Key questions and takeaways

What is the SEC considering changing?

The SEC is reviewing whether securities rules should be updated for blockchain-based markets through formal rulemaking, exemptions, and clearer guidance for digital asset activity.

Why do current securities laws struggle with onchain finance?

They were built for traditional intermediaries like brokers, exchanges, and clearinghouses, while onchain systems can combine trading, liquidity, collateral management, and settlement in one protocol.

What does onchain mean?

Onchain means activity that happens directly on a blockchain, such as trading, lending, transferring value, or settling transactions.

How do DeFi and TradFi differ?

DeFi uses decentralized software and smart contracts to provide financial services, while TradFi relies on centralized institutions like banks, brokers, and exchanges.

Why does the CLARITY Act matter?

It could create a shared regulatory framework between the SEC and CFTC, making it clearer which agency oversees which digital assets and reducing legal confusion for crypto firms.

Why is AI important in this debate?

AI agents may soon make trading and financial decisions at machine speed, which could improve efficiency but also create new risks around manipulation, volatility, and accountability.

Is the SEC becoming more crypto-friendly?

Not exactly friendly, but noticeably more flexible. The tone is shifting away from pure enforcement and toward guidance, rulemaking, and possible exemptions.

What is the main tension here?

The challenge is to regulate fraud and protect investors without crushing decentralized networks under legacy rules that were never designed for software-native finance.
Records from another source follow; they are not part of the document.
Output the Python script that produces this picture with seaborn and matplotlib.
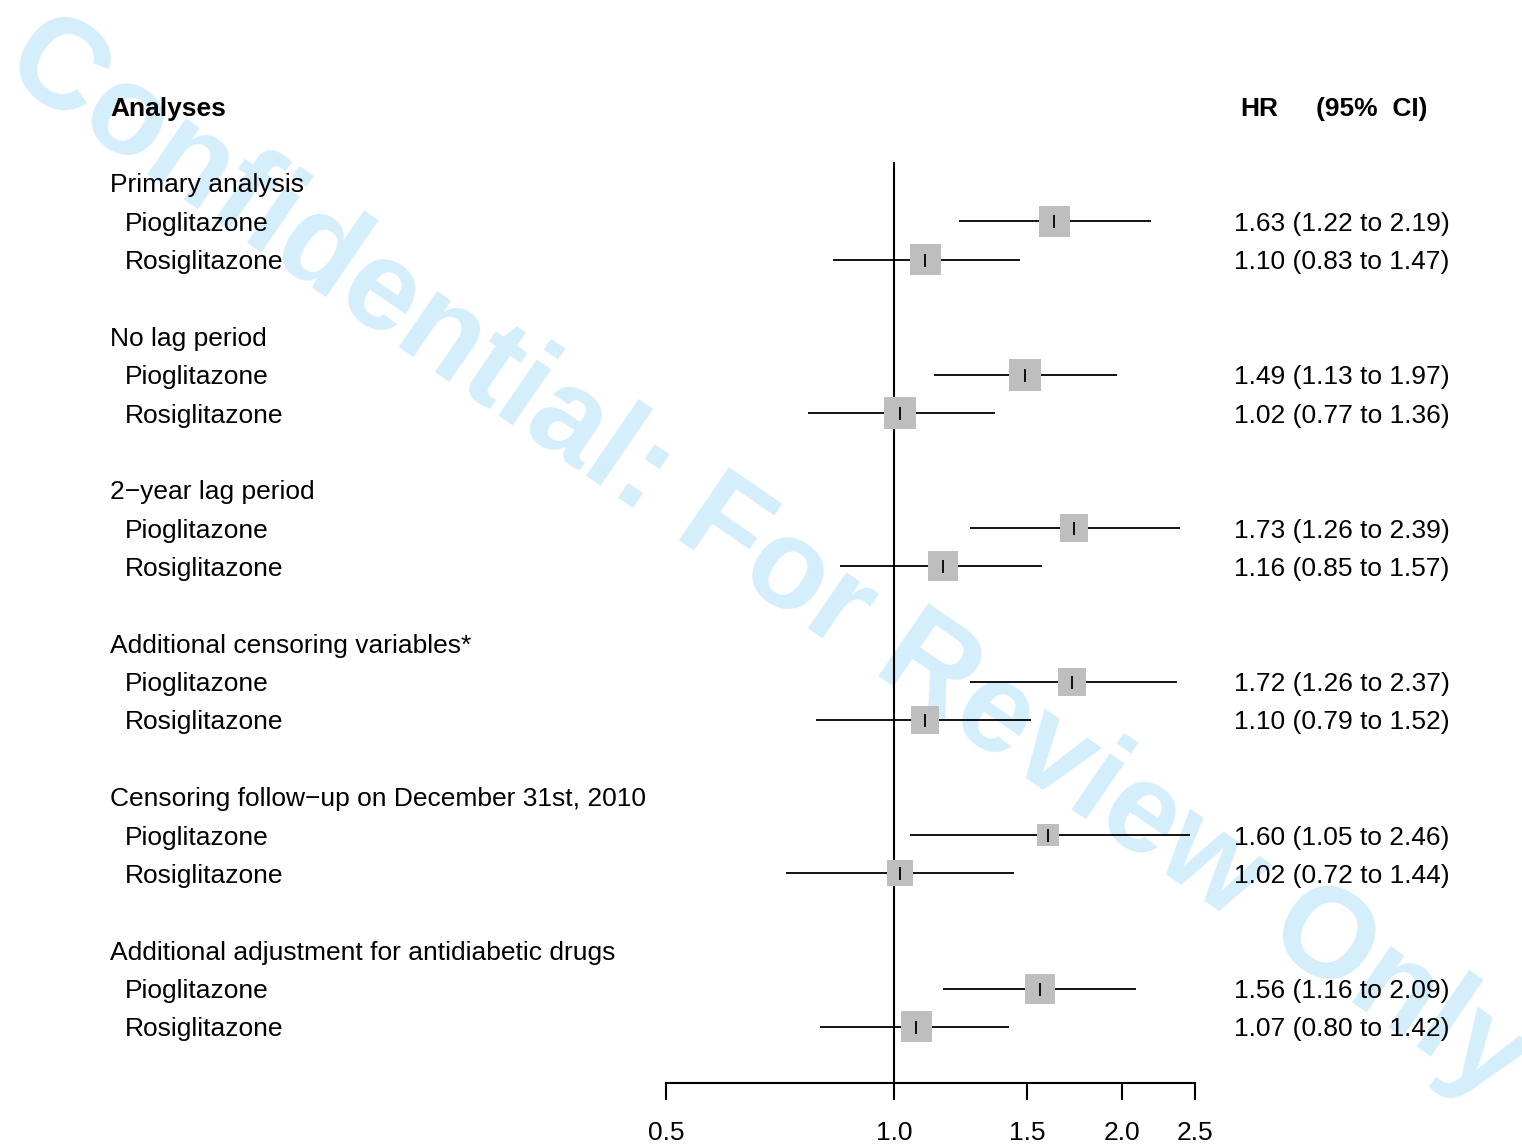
import numpy as np
import pandas as pd
import matplotlib
matplotlib.use("Agg")
import matplotlib.pyplot as plt
import matplotlib.transforms as mtransforms
import seaborn as sns

# data
groups = ["Primary analysis", "No lag period", "2\u2212year lag period",
          "Additional censoring variables*",
          "Censoring follow\u2212up on December 31st, 2010",
          "Additional adjustment for antidiabetic drugs"]
drugs = ["Pioglitazone", "Rosiglitazone"]
hr = [1.63, 1.10, 1.49, 1.02, 1.73, 1.16, 1.72, 1.10, 1.60, 1.02, 1.56, 1.07]
lo = [1.22, 0.83, 1.13, 0.77, 1.26, 0.85, 1.26, 0.79, 1.05, 0.72, 1.16, 0.80]
hi = [2.19, 1.47, 1.97, 1.36, 2.39, 1.57, 2.37, 1.52, 2.46, 1.44, 2.09, 1.42]
box_w = [31, 31, 32, 32, 28, 30, 28, 28, 22, 26, 30, 31]  # square width in px
x_ticks = [0.5, 1.0, 1.5, 2.0, 2.5]

rows = []
for g in range(len(groups)):
    for d in range(2):
        i = 2 * g + d
        rows.append(dict(group=groups[g], drug=drugs[d], row=3 + 4 * g + d,
                         hr=hr[i], lo=lo[i], hi=hi[i], w=box_w[i]))
df = pd.DataFrame(rows)
df["label"] = df.apply(lambda r: f"{r.hr:.2f} ({r.lo:.2f} to {r.hi:.2f})", axis=1)

sns.set_style("white")
plt.rcParams["font.family"] = ["Liberation Sans", "DejaVu Sans"]
plt.rcParams["text.color"] = "black"

fig = plt.figure(figsize=(15.22, 11.46), dpi=100)
ax = fig.add_axes([666 / 1522, 1 - 1083 / 1146, 529 / 1522, (1083 - 162) / 1146])
ax.patch.set_visible(False)

# watermark behind everything
fig.text(0.5035, 1 - 560 / 1146, "Confidential: For Review Only", rotation=-34.5,
         ha="center", va="center", rotation_mode="anchor", fontsize=92,
         fontweight="bold", color="#d4eefb", zorder=-5)

ax.set_xscale("log")
ax.set_xlim(0.5, 2.5)
ax.set_ylim(25.46, 1.459)

ax.axvline(1.0, color="black", lw=1.5, zorder=1)
ax.hlines(df["row"], df["lo"], df["hi"], color="black", lw=1.3, zorder=2, clip_on=False)

px2pt = 72 / 100
sizes = {w: (w * px2pt) ** 2 for w in df["w"].unique()}
sns.scatterplot(data=df, x="hr", y="row", size="w", sizes=sizes, marker="s",
                color="#bebebe", edgecolor="none", linewidth=0, legend=False,
                ax=ax, zorder=3, clip_on=False)
ax.scatter(df["hr"], df["row"], marker="|", s=(13 * px2pt) ** 2,
           color="black", linewidths=1.3, zorder=4, clip_on=False)

# axis styling
for s in ["top", "right", "left"]:
    ax.spines[s].set_visible(False)
ax.spines["bottom"].set_linewidth(1.5)
ax.spines["bottom"].set_color("black")
ax.set_xticks(x_ticks)
ax.set_xticklabels([f"{t:.1f}" for t in x_ticks], fontsize=19)
ax.xaxis.set_minor_locator(matplotlib.ticker.NullLocator())
ax.tick_params(axis="x", direction="out", length=12.5, width=1.5, pad=15,
               bottom=True, colors="black")
ax.set_yticks([])
ax.set_xlabel("")
ax.set_ylabel("")

tr = mtransforms.blended_transform_factory(fig.transFigure, ax.transData)
fs = 19
ax.text(110 / 1522, 0, "Analyses", transform=tr, fontsize=fs, fontweight="bold",
        va="center_baseline", ha="left", clip_on=False)
ax.text(1240 / 1522, 0, "HR", transform=tr, fontsize=fs, fontweight="bold",
        va="center_baseline", ha="left", clip_on=False)
ax.text(1316 / 1522, 0, "(95%  CI)", transform=tr, fontsize=fs, fontweight="bold",
        va="center_baseline", ha="left", clip_on=False)
for g, name in enumerate(groups):
    ax.text(110 / 1522, 2 + 4 * g, name, transform=tr, fontsize=fs,
            va="center_baseline", ha="left", clip_on=False)
for _, r in df.iterrows():
    ax.text(125 / 1522, r.row, r.drug, transform=tr, fontsize=fs,
            va="center_baseline", ha="left", clip_on=False)
    ax.text(1234 / 1522, r.row, r.label, transform=tr, fontsize=fs,
            va="center_baseline", ha="left", clip_on=False)

fig.savefig("out.png", dpi=100)
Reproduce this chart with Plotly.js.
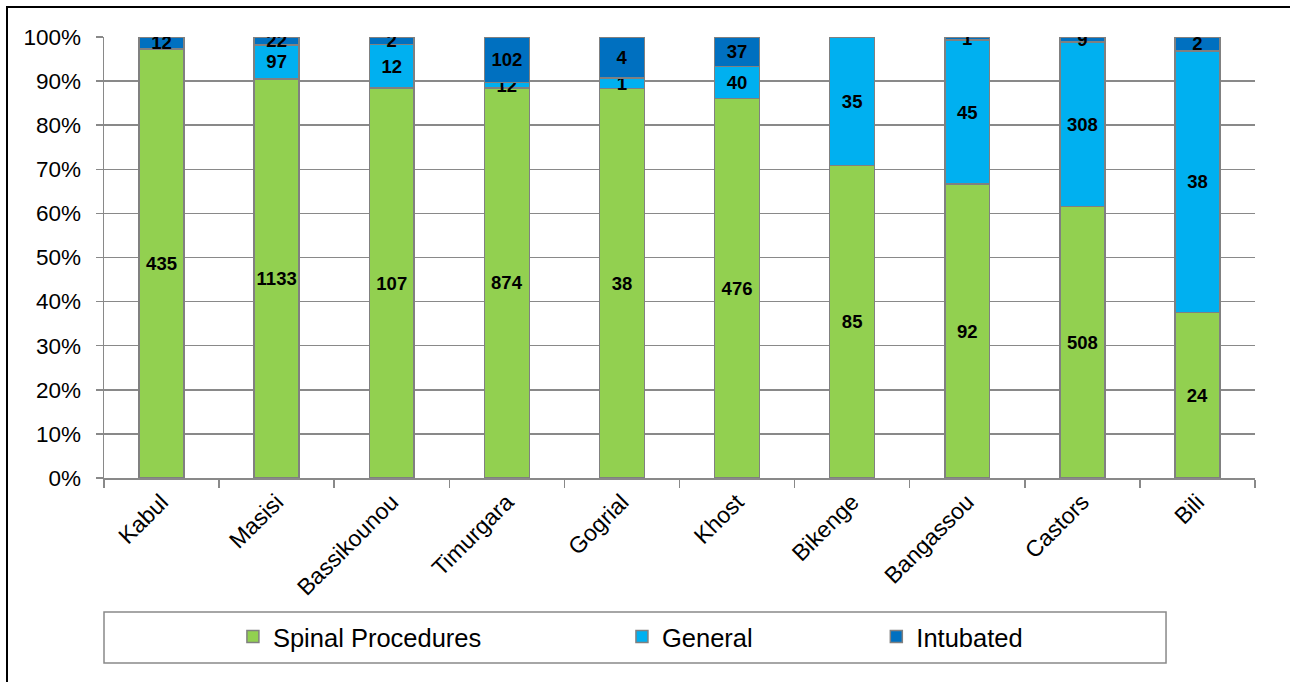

The SEC is finally confronting a reality the crypto sector has been shouting about for years: blockchain-based finance cannot be treated like a carbon copy of 1990s market plumbing. Onchain markets, AI finance, and the growing overlap between DeFi and TradFi demand rules that actually match the technology. The question now is whether Washington can build those rules without turning a breakthrough into bureaucratic sludge.